Data-Driven Friction Analysis in Cloud Training
While supporting technical training at scale, I moved beyond anecdotal student feedback by architecting a 'Sidecar Ledger' in SQLite. This telemetry allowed me to quantify architectural bottlenecks and identify that 40% of all learner downtime originated from a single service domain.
Core Impact:
- Infrastructure Insight: Isolated Identity & Access Management (IAM) as the primary system friction point.
- Root Cause Analysis: Found that 83% of domain failures were Policy Misconfigurations rather than service outages.
- Operational Efficiency: Reallocated technical writing resources to reduce projected support volume by 25%.
- View SQL Logic on GitHub
The Methodology: From Feedback to Telemetry
1. Categorize
Mapping qualitative Slack logs and help tickets into a normalized SQLite relational model.
2. Quantify
Using SQL aggregation to identify the 'Magnitude of Failure' across AWS service domains.
3. Remediate
Implementing system-level validators and documentation refactors based on hard data.
Leveraging operational habits from my time at AWS, I treated the learner experience as a distributed system. By logging 'Error Signatures', I could see exactly where architectural complexity was outstripping the provided documentation, allowing for targeted engineering interventions.
Identifying System Bottlenecks
The following distribution was generated by querying the sidecar database.

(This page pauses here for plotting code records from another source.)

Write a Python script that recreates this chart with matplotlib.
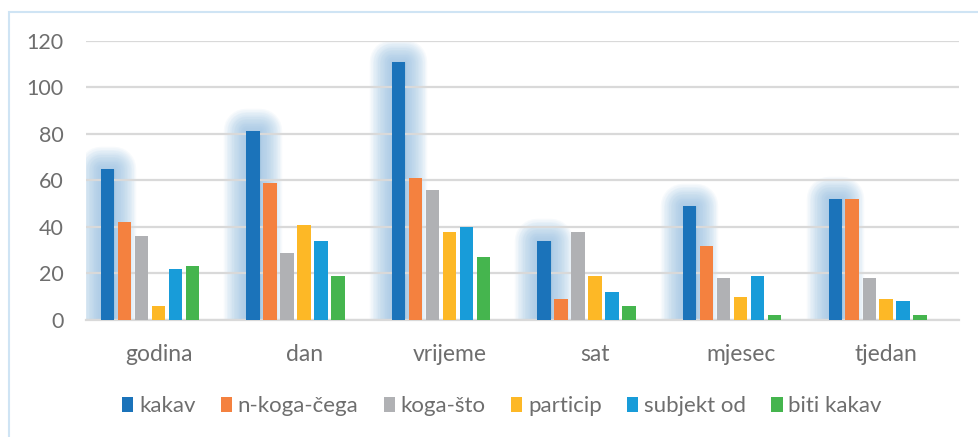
import matplotlib
matplotlib.use("Agg")
import matplotlib.pyplot as plt
import numpy as np
from matplotlib.patches import Rectangle

categories = ["godina", "dan", "vrijeme", "sat", "mjesec", "tjedan"]
series = ["kakav", "n-koga-čega", "koga-što", "particip", "subjekt od", "biti kakav"]
kakav = [65, 81, 111, 34, 49, 52]
n_koga_cega = [42, 59, 61, 9, 32, 52]
koga_sto = [36, 29, 56, 38, 18, 18]
particip = [6, 41, 38, 19, 10, 9]
subjekt_od = [22, 34, 40, 12, 19, 8]
biti_kakav = [23, 19, 27, 6, 2, 2]
yticks = [0, 20, 40, 60, 80, 100, 120]

values = [kakav, n_koga_cega, koga_sto, particip, subjekt_od, biti_kakav]
colors = ["#1b73ba", "#f4813f", "#b0b1b4", "#fdb826", "#189cd9", "#45b54e"]
glow = "#8dbae0"
text_col = "#6e6e6e"

plt.rcParams["font.family"] = ["Lato", "DejaVu Sans"]

W, H, DPI = 979, 437, 100
fig = plt.figure(figsize=(W / DPI, H / DPI), dpi=DPI)
ax = fig.add_axes([86 / W, 1 - 320 / H, (959 - 86) / W, (320 - 40.7) / H])

x = np.arange(len(categories))
step = 17 / 145.5
bw = 13.5 / 145.5
# 7 slots per group (last one empty), so the bars sit a half slot left
for i, (name, vals) in enumerate(zip(series, values)):
    xs = x + (i - 3) * step
    if i == 0:
        # soft glow behind the first series
        for lw in range(32, 0, -2):
            ax.bar(xs, vals, bw, color=glow, edgecolor=glow, linewidth=lw,
                   alpha=0.065, joinstyle="round", zorder=0.5)
    ax.bar(xs, vals, bw, color=colors[i], label=name, zorder=3)

ax.set_xlim(-0.5, len(categories) - 0.5)
ax.set_ylim(0, 120)
ax.set_yticks(yticks)
ax.set_xticks(x)
ax.set_xticklabels(categories)
ax.yaxis.grid(True, color="#d9d9d9", linewidth=1.6, zorder=1)
ax.set_axisbelow(False)
for s in ["top", "right", "left"]:
    ax.spines[s].set_visible(False)
ax.spines["bottom"].set_color("#d9d9d9")
ax.spines["bottom"].set_linewidth(1.6)
ax.spines["bottom"].set_zorder(1)
ax.tick_params(length=0, colors=text_col)
ax.tick_params(axis="x", pad=17, labelsize=16.5)
ax.tick_params(axis="y", pad=16, labelsize=15.5)
ax.patch.set_alpha(0)

leg = fig.legend(loc="center", bbox_to_anchor=(502 / W, 1 - 406 / H), ncol=6,
                 frameon=False, fontsize=16, handlelength=0.5, handleheight=0.65,
                 handletextpad=0.25, columnspacing=1.15, labelcolor=text_col)

# outer chart border (only top/left edges visible in the crop)
fig.add_artist(Rectangle((9 / W, -0.1), 1.2, 1 - 12 / H + 0.1, transform=fig.transFigure,
                         fill=False, edgecolor="#cfe4f4", linewidth=1.5))

fig.savefig("out.png", dpi=DPI)
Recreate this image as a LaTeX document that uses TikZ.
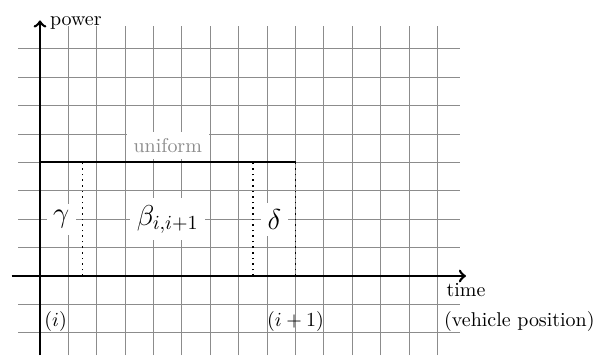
\documentclass[tikz,border=0pt]{standalone}
\begin{document}
\begin{tikzpicture}[x=0.5cm,y=0.5cm,
  gridline/.style={black!45,line width=0.5pt},
  axis/.style={->,line width=1.3pt},
  boxline/.style={line width=1pt},
  sep/.style={dotted,line width=0.8pt},
  biglabel/.style={fill=white,font=\Large},
  graylabel/.style={fill=white,text=black!45},
  plain/.style={inner sep=2pt}]
\useasboundingbox (-1.408,-2.782) rectangle (19.648,9.718);
\draw[gridline,step=0.5cm] (-0.77,-2.782) grid (14.8,8.8);
% box
\coordinate (o) at (0,0);
\coordinate (tl) at (0,4);
\coordinate (tr) at (9,4);
\coordinate (br) at (9,0);
\coordinate (a1) at (1.5,0);
\coordinate (a2) at (1.5,4);
\coordinate (b1) at (7.5,0);
\coordinate (b2) at (7.5,4);
\draw[boxline] (tl) -- (tr);
\draw[sep] (a1) -- (a2);
\draw[sep] (b1) -- (b2);
\draw[sep] (br) -- (tr);
% labels
\node[graylabel] (uni) at (4.5,4.6) {uniform};
\node[biglabel] (g) at (0.75,2) {$\gamma$};
\node[biglabel] (b) at (4.5,2) {$\beta_{i,i+1}$};
\node[biglabel] (d) at (8.25,2) {$\delta$};
% axes
\coordinate (xs) at (-1,0);
\coordinate (xe) at (15,0);
\coordinate (ys) at (0,-2.782);
\coordinate (ye) at (0,9);
\draw[axis] (xs) -- (xe);
\draw[axis] (ys) -- (ye);
\node[below] (time) at (xe) {time};
\node[anchor=west,inner sep=2pt] (pow) at (0.2,8.92) {power};
\node[plain] (pi) at (0.55,-1.6) {$(i)$};
\node[plain] (pi1) at (9,-1.6) {$(i+1)$};
\node[plain] (veh) at (16.88,-1.6) {(vehicle position)};
\end{tikzpicture}
\end{document}
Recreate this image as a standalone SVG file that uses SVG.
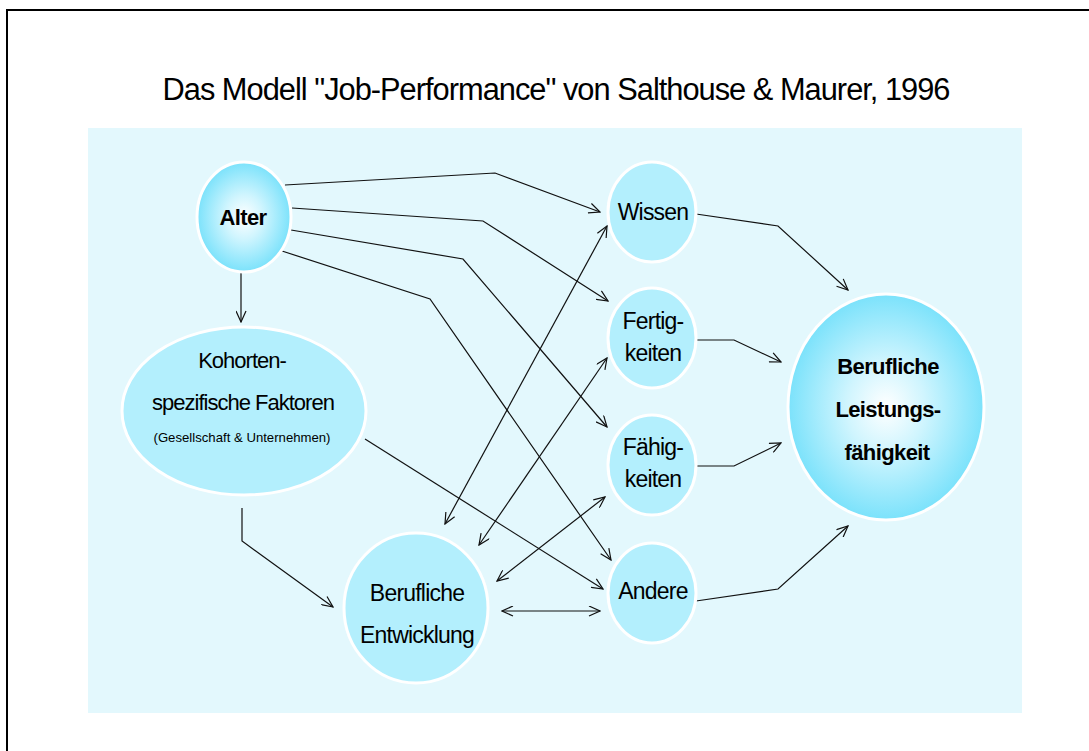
<svg xmlns="http://www.w3.org/2000/svg" width="1089" height="751" viewBox="0 0 1089 751">
<style>
.t{font-family:"Liberation Sans",Arial,sans-serif;fill:#000;text-anchor:middle}
.n{font-size:23px;letter-spacing:-0.8px}
.k{font-size:22px;letter-spacing:-1px}
.b{font-size:22px;font-weight:bold;letter-spacing:-0.6px}
.node{fill:#b3effd;stroke:#fff;stroke-width:3}
.gnode{fill:url(#rg);stroke:#fff;stroke-width:3}
.c{fill:none;stroke:#111;stroke-width:1.2}
</style>
<defs>
<radialGradient id="rg" cx="50%" cy="50%" r="50%">
<stop offset="0" stop-color="#ffffff"/>
<stop offset="0.4" stop-color="#d0f5fe"/>
<stop offset="1" stop-color="#7be2fb"/>
</radialGradient>
<marker id="ah" viewBox="0 0 13 11" refX="12" refY="5.5" markerWidth="13" markerHeight="11" markerUnits="userSpaceOnUse" orient="auto-start-reverse">
<path d="M1,0.5 L12,5.5 L1,10.5" fill="none" stroke="#111" stroke-width="1.2"/>
</marker>
</defs>
<rect x="0" y="0" width="1089" height="751" fill="#fff"/>
<rect x="7" y="10" width="1100" height="800" fill="none" stroke="#000" stroke-width="2"/>
<text class="t" x="556" y="100" font-size="31" letter-spacing="-1" textLength="787" lengthAdjust="spacingAndGlyphs">Das Modell "Job-Performance" von Salthouse &amp; Maurer, 1996</text>
<rect x="88" y="128" width="934" height="585" fill="#e3f8fd"/>
<g id="connectors">
<path class="c" d="M285,185 L495,173 L600,212" marker-end="url(#ah)"/>
<path class="c" d="M292,208 L483,221 L608,301" marker-end="url(#ah)"/>
<path class="c" d="M291,230 L463,259 L607,427" marker-end="url(#ah)"/>
<path class="c" d="M282,251 L430,299 L611,560" marker-end="url(#ah)"/>
<path class="c" d="M241,273 L241,322" marker-end="url(#ah)"/>
<path class="c" d="M365,439 L603,589" marker-end="url(#ah)"/>
<path class="c" d="M242,508 L242,541 L333,607" marker-end="url(#ah)"/>
<path class="c" d="M445,524 L607,226" marker-start="url(#ah)" marker-end="url(#ah)"/>
<path class="c" d="M479,545 L607,358" marker-start="url(#ah)" marker-end="url(#ah)"/>
<path class="c" d="M497,581 L605,497" marker-start="url(#ah)" marker-end="url(#ah)"/>
<path class="c" d="M502,611 L600,611" marker-start="url(#ah)" marker-end="url(#ah)"/>
<path class="c" d="M696,214 L778,226 L848,290" marker-end="url(#ah)"/>
<path class="c" d="M696,340 L734,340 L781,362" marker-end="url(#ah)"/>
<path class="c" d="M696,466 L734,466 L781,443" marker-end="url(#ah)"/>
<path class="c" d="M696,601 L778,589 L848,526" marker-end="url(#ah)"/>
</g>
<g id="alter">
<ellipse class="gnode" cx="244" cy="217" rx="47" ry="55"/>
<text class="t b" x="243" y="225">Alter</text>
</g>
<g id="kohorten">
<ellipse class="node" cx="244" cy="411" rx="122" ry="84"/>
<text class="t k" x="242" y="368">Kohorten-</text>
<text class="t k" x="243" y="410">spezifische Faktoren</text>
<text class="t" x="242" y="442" font-size="13.5" textLength="177" lengthAdjust="spacingAndGlyphs">(Gesellschaft &amp; Unternehmen)</text>
</g>
<g id="entwicklung">
<ellipse class="node" cx="416" cy="608" rx="72" ry="75"/>
<text class="t n" x="417" y="601">Berufliche</text>
<text class="t n" x="417" y="643">Entwicklung</text>
</g>
<g id="wissen">
<ellipse class="node" cx="652" cy="212" rx="44" ry="50"/>
<text class="t n" x="653" y="220">Wissen</text>
</g>
<g id="fertigkeiten">
<ellipse class="node" cx="652" cy="338" rx="44" ry="50"/>
<text class="t n" x="653" y="329">Fertig-</text>
<text class="t n" x="653" y="361">keiten</text>
</g>
<g id="faehigkeiten">
<ellipse class="node" cx="652" cy="465" rx="44" ry="50"/>
<text class="t n" x="653" y="455">Fähig-</text>
<text class="t n" x="653" y="487">keiten</text>
</g>
<g id="andere">
<ellipse class="node" cx="652" cy="593" rx="44" ry="50"/>
<text class="t n" x="653" y="599">Andere</text>
</g>
<g id="leistung">
<ellipse class="gnode" cx="886" cy="407" rx="98" ry="113"/>
<text class="t b" x="888" y="374">Berufliche</text>
<text class="t b" x="888" y="417">Leistungs-</text>
<text class="t b" x="887" y="460">fähigkeit</text>
</g>
</svg>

It revealed that while students complained most about complex Boto3 code, the actual blocker was almost always upstream in the IAM layer.
| Infrastructure Component | Total Incidents | % of Total Friction |
|---|---|---|
| Identity & Access (IAM) | 64 | 40.0% |
| Storage Services (S3) | 32 | 20.0% |
| Lambda / Boto3 | 42 | 26.6% |
| EC2 Compute | 11 | 6.7% |
| CloudWatch / Logs | 11 | 6.7% |
Root Cause & Remediation

By drilling down into the IAM domain, the data revealed that 83% of failures involved 'Principal' or 'iam:PassRole' misconfigurations. This clarity allowed for a precise two-pronged solution:
Technical Refactor
Automated Pre-Flight Checklists: I introduced validation scripts that use the AWS CLI to check for the presence of specific LabRoles before students attempt a deployment.
Content Refactor
Documentation Pivot: Reallocated 50% of technical writing efforts toward visual policy-logic flowcharts, neutralizing the highest frequency failure mode.
Closing Insight: Scaling technical training requires treating learner feedback as system telemetry. By applying an engineering mindset to "soft" feedback, we can identify the single points of failure holding back the entire cohort.